Lululemon’s stock is at a critical technical juncture ahead of its earnings report, having fallen over 75% from its December 2023 peak of $500. While fundamental challenges like slower sales, increased competition, and leadership changes persist, recent charts show bullish momentum indicators offering a potential near-term buying opportunity. However, a break below the crucial $120 support level, identified via its 2007 IPO VWAP, could lead to a significant downside, potentially to $80, emphasizing the high-stakes nature of the upcoming earnings.
This week, we delve into the "ugliest charts" you might encounter in the market, focusing on a single stock examined across multiple time frames to reveal a challenging picture. The company in question, Lululemon, was once a high-flyer, gaining significant traction through the COVID-19 pandemic before peaking in December 2023. Since its peak, shares have plummeted over 75% from their all-time high of $500, now standing at a crucial technical make-or-break point.
Lululemon shares are currently stretched to their limits and are poised to face a significant test with next week's earnings report. Fundamentally, the company has grappled with decelerating sales and heightened competition, eroding its once-dominant position in the athleisure market. Compounding these issues are concerns over tariffs, inflation, and a series of lowered guidance reports over recent quarters. The company has also faced criticism for a perceived lack of product innovation and is undergoing a leadership transition, with former Nike executive Heidi O'Neill set to take the helm in September, aiming to orchestrate a comeback.
Turning our attention back to the technical charts, the one-year daily chart for Lululemon clearly illustrates a textbook downtrend, characterized by a consistent pattern of lower highs and lower lows. However, an optimistic perspective reveals potential signs of hope from a risk/reward standpoint. Shares have recently rallied from their lows, and momentum indicators like the Relative Strength Index (RSI) and Moving Average Convergence/Divergence (MACD) have both turned bullish, signaling a near-term buying opportunity with potential for upside.

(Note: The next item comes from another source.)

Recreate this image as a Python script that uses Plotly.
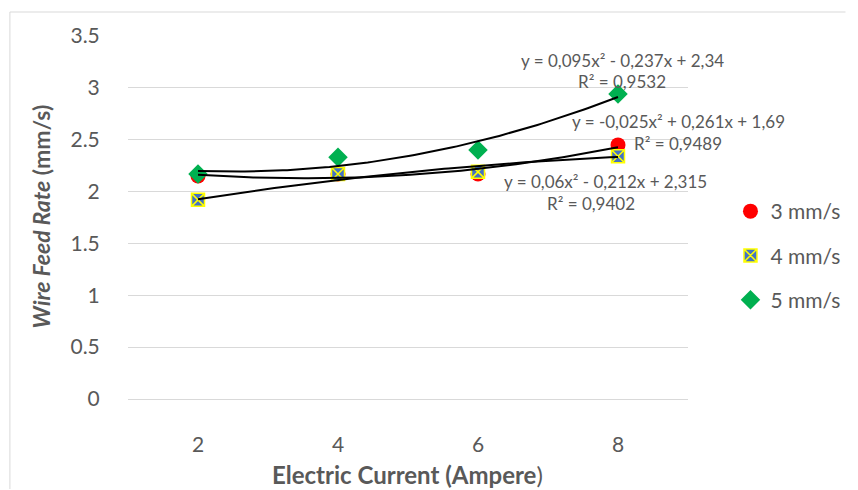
import numpy as np
import plotly.graph_objects as go

# ---- data ----
categories = ["2", "4", "6", "8"]
series_names = ["3 mm/s", "4 mm/s", "5 mm/s"]
vals_3 = [2.15, 2.17, 2.17, 2.45]
vals_4 = [1.92, 2.17, 2.19, 2.34]
vals_5 = [2.17, 2.33, 2.40, 2.94]
# polynomial trendline coefficients (a, b, c) as shown in chart labels, x = category index 1..4
coef_3 = [0.06, -0.212, 2.315]
coef_4 = [-0.025, 0.261, 1.69]
coef_5 = [0.095, -0.237, 2.34]
eq_3 = ["y = 0,06x² - 0,212x + 2,315", "R² = 0,9402"]
eq_4 = ["y = -0,025x² + 0,261x + 1,69", "R² = 0,9489"]
eq_5 = ["y = 0,095x² - 0,237x + 2,34", "R² = 0,9532"]
y_ticks = [0, 0.5, 1, 1.5, 2, 2.5, 3, 3.5]

W, H = 858, 490
L, R, T, B = 128, 697, 36, 399
FONT = "Lato"
GRAY = "#595959"

idx = np.arange(1, len(categories) + 1)

def px2paper(px, py):
    return (px - L) / (R - L), (B - py) / (B - T)

fig = go.Figure()

styles = [
    dict(symbol="circle", color="#FF0000", size=15, line=dict(width=0)),
    dict(symbol="square-x", color="#4472C4", size=13, line=dict(color="#FFFF00", width=1.5)),
    dict(symbol="diamond", color="#00B050", size=15, line=dict(width=0)),
]
for name, vals, st in zip(series_names, [vals_3, vals_4, vals_5], styles):
    fig.add_trace(go.Scatter(x=idx, y=vals, mode="markers", name=name, marker=st,
                             legendgroup=name))

xs = np.linspace(1, len(categories), 100)
for coef in [coef_3, coef_4, coef_5]:
    fig.add_trace(go.Scatter(x=xs, y=np.polyval(coef, xs), mode="lines",
                             line=dict(color="black", width=2), showlegend=False,
                             hoverinfo="skip"))

# equation annotations (centre px, line py)
eq_pos = [(eq_5, 630, 60, 630, 81), (eq_4, 687, 122, 687, 143), (eq_3, 613, 182, 598, 203)]
anns = []
for eq, x1, y1, x2, y2 in eq_pos:
    for txt, (xp, yp) in zip(eq, [(x1, y1), (x2, y2)]):
        px_, py_ = px2paper(xp, yp)
        anns.append(dict(x=px_, y=py_, xref="paper", yref="paper", text=txt, showarrow=False,
                         xanchor="center", yanchor="middle",
                         font=dict(family=FONT, size=17, color=GRAY)))

# axis titles
ax, ay = px2paper(412, 475)
anns.append(dict(x=ax, y=ay, xref="paper", yref="paper", showarrow=False,
                 text="<b>Electric Current (Ampere</b>)", xanchor="center", yanchor="middle",
                 font=dict(family=FONT, size=24, color=GRAY)))
tx, ty = px2paper(40, 216)
anns.append(dict(x=tx, y=ty, xref="paper", yref="paper", showarrow=False, textangle=-90,
                 text="<b><i>Wire Feed Rate</i> (mm/s)</b>", xanchor="center", yanchor="middle",
                 font=dict(family=FONT, size=23, color=GRAY)))

# outer chart border (left + top)
bx0, by0 = px2paper(8, 12)
bx1, _ = px2paper(857, 12)
_, by1 = px2paper(8, 489)
shapes = [
    dict(type="line", xref="paper", yref="paper", x0=bx0, y0=by0, x1=bx1, y1=by0,
         line=dict(color="#D9D9D9", width=1)),
    dict(type="line", xref="paper", yref="paper", x0=bx0, y0=by0, x1=bx0, y1=by1,
         line=dict(color="#D9D9D9", width=1)),
]

lx, ly = px2paper(857, 191)
fig.update_layout(
    width=W, height=H,
    margin=dict(l=L, r=W - R, t=T, b=H - B, pad=0),
    paper_bgcolor="white", plot_bgcolor="white",
    font=dict(family=FONT, color=GRAY),
    showlegend=True,
    legend=dict(x=lx, y=ly, xref="paper", yref="paper", xanchor="right", yanchor="top",
                font=dict(family=FONT, size=21, color=GRAY), tracegroupgap=14,
                itemwidth=30, bgcolor="rgba(0,0,0,0)"),
    xaxis=dict(range=[0.5, len(categories) + 0.5], tickvals=list(idx), ticktext=categories,
               showgrid=False, zeroline=False, showline=True, linecolor="#D9D9D9", linewidth=1,
               ticks="outside", ticklen=27, tickcolor="rgba(0,0,0,0)",
               tickfont=dict(family=FONT, size=21, color=GRAY)),
    yaxis=dict(range=[0, 3.5], tickvals=y_ticks, ticktext=[f"{v:g}" for v in y_ticks],
               showgrid=True, gridcolor="#D9D9D9", gridwidth=1, zeroline=False, showline=False,
               ticks="outside", ticklen=23, tickcolor="rgba(0,0,0,0)",
               tickfont=dict(family=FONT, size=21, color=GRAY)),
    annotations=anns, shapes=shapes,
)

fig.write_html("out.html", config={"displayModeBar": False},
               post_script="document.body.style.margin='0px';")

This upside potential, however, appears capped by the declining 50-day moving average at $145. Should the stock manage to surpass this level, a run towards $170 and a major trendline could be in play. Yet, the overarching downtrend has repeatedly been tested and resisted breakage, suggesting caution against fighting the established trend.
For a more ominous view, the 10-year weekly chart paints an even starker picture, revealing an eight-year rounding top formation resting precariously on major support. This critical support level, identified around $120 using an anchored volume-weighted average price (VWAP) dating back to its 2007 IPO, coincides with a consolidation zone from 2018. This is a pivotal area that could potentially hold, but any decisive breach below it could trigger a significant downturn, potentially sending shares cascading to the $80 level.
As we approach next week's earnings, the stock finds itself at a major technical inflection point. From a risk/reward perspective, three scenarios emerge, with two favoring a long position ahead of the report. The most favorable outcome involves the stock holding its current support and rallying towards the longer-term downtrend at $170. Such a rally would likely align with the new CEO's tenure beginning in September, amplifying turnaround speculation. A second scenario sees continued consolidation within the support zone, with a potential upward movement weeks before the subsequent quarterly report, termed a "resting pose with potential to pop." The third and most concerning scenario involves a major breakdown. If shares dip below $121, the stock would be in serious trouble, necessitating a cut of losses due to extreme downside risk. Attempting to time the exact turnaround of a heavily beaten-down stock like Lululemon is inherently challenging. However, for those who believe in the fundamental turnaround story, the impact of the new CEO, and the resilience of these technical support levels, now might present an opportune moment to consider an entry.